--- START ---
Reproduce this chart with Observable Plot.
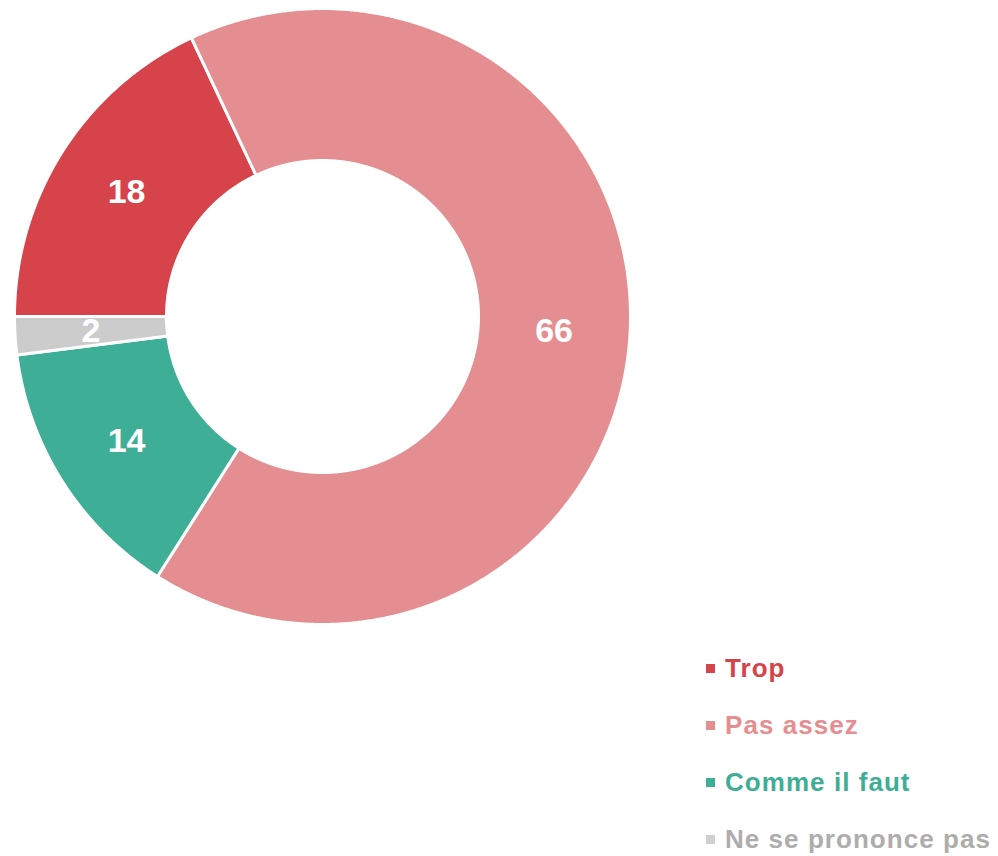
<!DOCTYPE html>
<html><head><meta charset="utf-8">
<script src="https://cdn.jsdelivr.net/npm/d3@7"></script>
<script src="https://cdn.jsdelivr.net/npm/@observablehq/plot@0.6"></script>
<style>
body{margin:0;background:#fff;font-family:"Liberation Sans",Arial,sans-serif;}
#wrap{position:relative;width:998px;height:856px;}
#legend{position:absolute;left:706px;top:640px;}
.row{height:57px;display:flex;align-items:center;font-weight:bold;font-size:26px;letter-spacing:1.05px;}
.sw{width:9px;height:9px;margin-right:10px;}
</style></head><body>
<div id="wrap"><div id="chart"></div><div id="legend"></div></div>
<script>
const categories = ["Trop", "Pas assez", "Comme il faut", "Ne se prononce pas"];
const values = [18, 66, 14, 2];
const colors = ["#D6434A", "#E58E92", "#3EAE96", "#CCCCCC"];
const legendColors = ["#D6434A", "#E58E92", "#3EAE96", "#AFACAC"];
const swatchColors = ["#D6434A", "#E58E92", "#3EAE96", "#CFCFCF"];

const R_OUT = 308, R_IN = 156;
const pie = d3.pie().sort(null).value(d => d.value).startAngle(-Math.PI / 2).endAngle(1.5 * Math.PI);
const arcs = pie(categories.map((c, i) => ({cat: c, value: values[i]})));

// polygon points for each slice (angle clockwise from top; y up)
const pts = [];
for (const a of arcs) {
  const n = Math.max(4, Math.ceil((a.endAngle - a.startAngle) / 0.005));
  const ring = [];
  for (let k = 0; k <= n; k++) {
    const t = a.startAngle + (a.endAngle - a.startAngle) * k / n;
    ring.push([R_OUT * Math.sin(t), R_OUT * Math.cos(t)]);
  }
  for (let k = n; k >= 0; k--) {
    const t = a.startAngle + (a.endAngle - a.startAngle) * k / n;
    ring.push([R_IN * Math.sin(t), R_IN * Math.cos(t)]);
  }
  ring.push(ring[0]);
  for (const [x, y] of ring) pts.push({cat: a.data.cat, x, y});
}
const labels = arcs.map(a => {
  const m = (a.startAngle + a.endAngle) / 2, r = (R_OUT + R_IN) / 2;
  return {cat: a.data.cat, value: a.data.value, x: r * Math.sin(m), y: r * Math.cos(m)};
});

const chart = Plot.plot({
  width: 998, height: 640,
  marginLeft: 0, marginRight: 0, marginTop: 0, marginBottom: 0,
  x: {domain: [-322, 676], axis: null},
  y: {domain: [-324, 316], axis: null},
  color: {domain: categories, range: colors},
  marks: [
    Plot.line(pts, {x: "x", y: "y", z: "cat", fill: "cat", stroke: "white", strokeWidth: 3, curve: "linear"}),
    Plot.text(labels, {x: "x", y: "y", text: d => String(d.value), fill: "white", fontSize: 34, fontWeight: "bold", fontFamily: "Liberation Sans, Arial, sans-serif"})
  ]
});
document.getElementById("chart").append(chart);

const leg = document.getElementById("legend");
categories.forEach((c, i) => {
  const row = document.createElement("div");
  row.className = "row";
  row.style.color = legendColors[i];
  const sw = document.createElement("span");
  sw.className = "sw";
  sw.style.background = swatchColors[i];
  row.append(sw, document.createTextNode(c));
  leg.append(row);
});
</script>
</body></html>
--- END ---
Written request:
Return the listing above in full and without alteration, excluding its pictures.

In response:
Reproduce this chart with Observable Plot.
<!DOCTYPE html>
<html><head><meta charset="utf-8">
<script src="https://cdn.jsdelivr.net/npm/d3@7"></script>
<script src="https://cdn.jsdelivr.net/npm/@observablehq/plot@0.6"></script>
<style>
body{margin:0;background:#fff;font-family:"Liberation Sans",Arial,sans-serif;}
#wrap{position:relative;width:998px;height:856px;}
#legend{position:absolute;left:706px;top:640px;}
.row{height:57px;display:flex;align-items:center;font-weight:bold;font-size:26px;letter-spacing:1.05px;}
.sw{width:9px;height:9px;margin-right:10px;}
</style></head><body>
<div id="wrap"><div id="chart"></div><div id="legend"></div></div>
<script>
const categories = ["Trop", "Pas assez", "Comme il faut", "Ne se prononce pas"];
const values = [18, 66, 14, 2];
const colors = ["#D6434A", "#E58E92", "#3EAE96", "#CCCCCC"];
const legendColors = ["#D6434A", "#E58E92", "#3EAE96", "#AFACAC"];
const swatchColors = ["#D6434A", "#E58E92", "#3EAE96", "#CFCFCF"];

const R_OUT = 308, R_IN = 156;
const pie = d3.pie().sort(null).value(d => d.value).startAngle(-Math.PI / 2).endAngle(1.5 * Math.PI);
const arcs = pie(categories.map((c, i) => ({cat: c, value: values[i]})));

// polygon points for each slice (angle clockwise from top; y up)
const pts = [];
for (const a of arcs) {
  const n = Math.max(4, Math.ceil((a.endAngle - a.startAngle) / 0.005));
  const ring = [];
  for (let k = 0; k <= n; k++) {
    const t = a.startAngle + (a.endAngle - a.startAngle) * k / n;
    ring.push([R_OUT * Math.sin(t), R_OUT * Math.cos(t)]);
  }
  for (let k = n; k >= 0; k--) {
    const t = a.startAngle + (a.endAngle - a.startAngle) * k / n;
    ring.push([R_IN * Math.sin(t), R_IN * Math.cos(t)]);
  }
  ring.push(ring[0]);
  for (const [x, y] of ring) pts.push({cat: a.data.cat, x, y});
}
const labels = arcs.map(a => {
  const m = (a.startAngle + a.endAngle) / 2, r = (R_OUT + R_IN) / 2;
  return {cat: a.data.cat, value: a.data.value, x: r * Math.sin(m), y: r * Math.cos(m)};
});

const chart = Plot.plot({
  width: 998, height: 640,
  marginLeft: 0, marginRight: 0, marginTop: 0, marginBottom: 0,
  x: {domain: [-322, 676], axis: null},
  y: {domain: [-324, 316], axis: null},
  color: {domain: categories, range: colors},
  marks: [
    Plot.line(pts, {x: "x", y: "y", z: "cat", fill: "cat", stroke: "white", strokeWidth: 3, curve: "linear"}),
    Plot.text(labels, {x: "x", y: "y", text: d => String(d.value), fill: "white", fontSize: 34, fontWeight: "bold", fontFamily: "Liberation Sans, Arial, sans-serif"})
  ]
});
document.getElementById("chart").append(chart);

const leg = document.getElementById("legend");
categories.forEach((c, i) => {
  const row = document.createElement("div");
  row.className = "row";
  row.style.color = legendColors[i];
  const sw = document.createElement("span");
  sw.className = "sw";
  sw.style.background = swatchColors[i];
  row.append(sw, document.createTextNode(c));
  leg.append(row);
});
</script>
</body></html>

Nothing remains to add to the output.